Take business problems. Many, if not most of these, have been encountered somewhere previously and resolved with varying degrees of success. In the same way that our historic innovators encountered an experience (albeit accidentally) that caused them to resolve a query they already had in mind, our alertness to certain parameters should cause us to spot the seeds of a business problem-solution that can help us.

But how to get rid of the element of chance in regard to those seeds?

These days, we have something most of the innovators illustrated above did not have: access to world-wide knowledge via the Internet. Although there is still some good fortune involved, specifying our circumstances via Google or another search engine could reveal an adaptable solution that we can successfully implement.
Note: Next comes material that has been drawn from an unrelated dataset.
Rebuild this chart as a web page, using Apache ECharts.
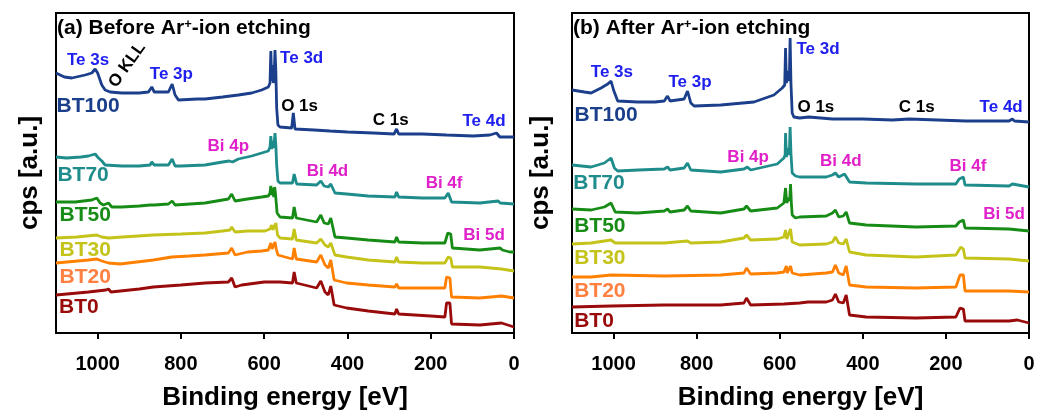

But what I have found to be even better is to establish a sort of Google for innovative ideas that have successfully solved business problems: Sebir.com. This site is set up explicitly to enable the discovery of relevant business solutions once the circumstances circumscribing a particular business problem have been specified.

Serendipity is innately appealing because it delivers a beneficial surprise. On the surface, this is due solely to luck. However, by articulating the parameters of a need we have and storing it in our minds, we can ambush serendipity instead of waiting for it to ambush us.